“When this was forced on us, we had no experience with it, and there were legal and moral implications,” Deane said. “I saw from the beginning that the safest course for this county was to do the screening post-arrest. . . . We are responsible for providing police services to everyone, regardless of their status.”
Deane has earned a national reputation for the same straightforward approach he displayed during the immigration debate and for calm during crisis — hallmarks of his 24-year tenure as chief in Prince William. A firm, Southern gentleman, Deane has led his department through monumental change in both the county and in policing, maintaining his country sensibilities while facing the challenges of a modern, fast-growing community.

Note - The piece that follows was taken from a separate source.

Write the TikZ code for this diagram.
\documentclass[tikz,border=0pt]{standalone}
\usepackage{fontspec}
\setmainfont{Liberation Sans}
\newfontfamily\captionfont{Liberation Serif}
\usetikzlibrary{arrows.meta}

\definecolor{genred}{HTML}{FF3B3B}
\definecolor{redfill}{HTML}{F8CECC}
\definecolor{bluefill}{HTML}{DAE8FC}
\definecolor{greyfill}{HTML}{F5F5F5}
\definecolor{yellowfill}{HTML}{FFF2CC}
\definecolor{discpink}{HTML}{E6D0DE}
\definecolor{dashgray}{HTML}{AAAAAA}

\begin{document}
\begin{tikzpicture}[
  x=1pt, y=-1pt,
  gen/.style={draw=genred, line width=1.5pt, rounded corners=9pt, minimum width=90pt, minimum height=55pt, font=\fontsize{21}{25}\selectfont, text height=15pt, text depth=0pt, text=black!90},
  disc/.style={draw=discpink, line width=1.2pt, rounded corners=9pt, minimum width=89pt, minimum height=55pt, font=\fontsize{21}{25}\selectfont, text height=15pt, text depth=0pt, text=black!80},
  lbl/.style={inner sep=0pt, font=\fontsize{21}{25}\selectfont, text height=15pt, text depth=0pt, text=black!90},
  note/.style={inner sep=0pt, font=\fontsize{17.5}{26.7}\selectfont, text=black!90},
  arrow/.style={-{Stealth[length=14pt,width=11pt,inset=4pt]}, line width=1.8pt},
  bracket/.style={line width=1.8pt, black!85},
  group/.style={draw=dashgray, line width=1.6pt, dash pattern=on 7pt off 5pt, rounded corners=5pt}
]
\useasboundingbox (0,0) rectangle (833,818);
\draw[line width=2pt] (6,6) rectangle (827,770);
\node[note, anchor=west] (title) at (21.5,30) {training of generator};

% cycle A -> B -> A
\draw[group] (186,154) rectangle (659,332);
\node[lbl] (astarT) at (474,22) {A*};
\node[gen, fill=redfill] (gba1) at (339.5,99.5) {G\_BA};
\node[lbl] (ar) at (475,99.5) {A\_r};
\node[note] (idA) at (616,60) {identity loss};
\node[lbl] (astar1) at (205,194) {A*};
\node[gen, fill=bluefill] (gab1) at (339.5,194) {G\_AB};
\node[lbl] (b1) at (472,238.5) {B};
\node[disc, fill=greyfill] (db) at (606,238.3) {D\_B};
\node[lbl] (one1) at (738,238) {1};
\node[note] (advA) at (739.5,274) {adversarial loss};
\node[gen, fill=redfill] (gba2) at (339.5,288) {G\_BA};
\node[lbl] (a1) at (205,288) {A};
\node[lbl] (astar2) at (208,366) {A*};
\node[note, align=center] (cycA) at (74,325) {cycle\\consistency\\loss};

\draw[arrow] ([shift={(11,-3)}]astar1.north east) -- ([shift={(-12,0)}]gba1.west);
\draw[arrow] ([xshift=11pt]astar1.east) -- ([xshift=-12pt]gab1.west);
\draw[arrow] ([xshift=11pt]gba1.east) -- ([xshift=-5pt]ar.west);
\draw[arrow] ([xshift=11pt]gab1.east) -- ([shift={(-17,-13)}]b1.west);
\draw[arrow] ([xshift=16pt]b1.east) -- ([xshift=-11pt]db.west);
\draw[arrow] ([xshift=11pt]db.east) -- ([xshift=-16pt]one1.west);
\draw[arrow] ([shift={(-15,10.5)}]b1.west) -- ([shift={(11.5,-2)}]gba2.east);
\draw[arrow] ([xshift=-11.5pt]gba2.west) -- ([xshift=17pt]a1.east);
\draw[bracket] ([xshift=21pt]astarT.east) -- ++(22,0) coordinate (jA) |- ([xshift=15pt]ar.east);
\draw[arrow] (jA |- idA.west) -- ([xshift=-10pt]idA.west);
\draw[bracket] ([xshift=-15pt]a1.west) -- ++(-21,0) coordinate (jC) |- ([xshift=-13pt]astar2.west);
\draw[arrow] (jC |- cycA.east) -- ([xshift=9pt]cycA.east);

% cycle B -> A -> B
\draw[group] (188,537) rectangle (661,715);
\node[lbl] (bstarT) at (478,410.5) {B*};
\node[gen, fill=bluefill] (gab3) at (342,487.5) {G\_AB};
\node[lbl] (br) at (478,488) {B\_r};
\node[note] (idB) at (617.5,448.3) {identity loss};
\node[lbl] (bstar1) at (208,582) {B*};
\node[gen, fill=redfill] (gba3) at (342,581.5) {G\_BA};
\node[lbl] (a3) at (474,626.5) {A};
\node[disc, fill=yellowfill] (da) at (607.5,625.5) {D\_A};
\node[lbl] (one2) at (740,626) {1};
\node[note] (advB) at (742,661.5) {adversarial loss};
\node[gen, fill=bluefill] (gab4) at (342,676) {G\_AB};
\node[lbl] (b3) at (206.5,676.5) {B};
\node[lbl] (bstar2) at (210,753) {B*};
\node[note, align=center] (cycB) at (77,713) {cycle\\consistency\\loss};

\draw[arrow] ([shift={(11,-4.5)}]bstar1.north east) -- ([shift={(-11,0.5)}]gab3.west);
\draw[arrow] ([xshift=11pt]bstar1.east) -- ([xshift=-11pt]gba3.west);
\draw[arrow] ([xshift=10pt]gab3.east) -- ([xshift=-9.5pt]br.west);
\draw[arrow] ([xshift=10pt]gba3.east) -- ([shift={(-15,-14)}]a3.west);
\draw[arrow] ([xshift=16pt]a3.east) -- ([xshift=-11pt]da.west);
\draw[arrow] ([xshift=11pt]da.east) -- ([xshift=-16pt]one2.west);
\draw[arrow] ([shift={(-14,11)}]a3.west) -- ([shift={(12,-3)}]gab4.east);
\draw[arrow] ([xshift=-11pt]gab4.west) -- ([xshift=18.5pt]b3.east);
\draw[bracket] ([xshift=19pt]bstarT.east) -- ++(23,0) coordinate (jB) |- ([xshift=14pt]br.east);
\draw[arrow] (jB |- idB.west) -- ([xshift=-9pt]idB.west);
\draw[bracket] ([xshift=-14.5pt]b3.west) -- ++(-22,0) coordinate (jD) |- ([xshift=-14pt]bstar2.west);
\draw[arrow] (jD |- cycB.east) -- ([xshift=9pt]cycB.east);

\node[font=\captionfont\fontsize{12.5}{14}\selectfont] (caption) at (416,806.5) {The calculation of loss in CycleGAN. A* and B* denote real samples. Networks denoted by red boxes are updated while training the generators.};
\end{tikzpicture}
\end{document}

Just shy of his 67th birthday, Deane plans to leave, 42 years after he helped open the department in what was then a sleepy Virginia outpost of dairy farms. Although Prince William has become a bustling Washington bedroom community, the police department’s one constant has been Deane. Many in the county said Wednesday that it is the end of an era.
“Prince William has been a very exciting, dynamic place to work,” Deane said in an interview this week before he announced his retirement. “It’s just as exciting today. The challenges are different, and the world is more complex. But we’ve developed a department that is second to none, and it’ll be in good hands.”
Law enforcement officials across the country consider Deane one of the best in the field, having distinguished himself on the immigration issue but also for leading his department through some of the most notable crimes in the region’s history, including the Washington area sniper shootings, the “East Coast Rapist” investigation and the 1993 Lorena Bobbitt case.
When Deane began as chief in Prince William, the county had 200,000 residents. Cellphones barely existed, police didn’t have DNA evidence and the Internet — and the crimes created by it — was barely imaginable. Deane had 239 officers and a budget of $16 million.
Prince William has since doubled in population. The county is now home to Potomac Mills mall and a large concert venue. Police cars have computers and license-plate readers, the department has its own training academy and forensics lab, and Deane has diversified what is now a force of nearly 600 sworn officers and a budget of $80 million.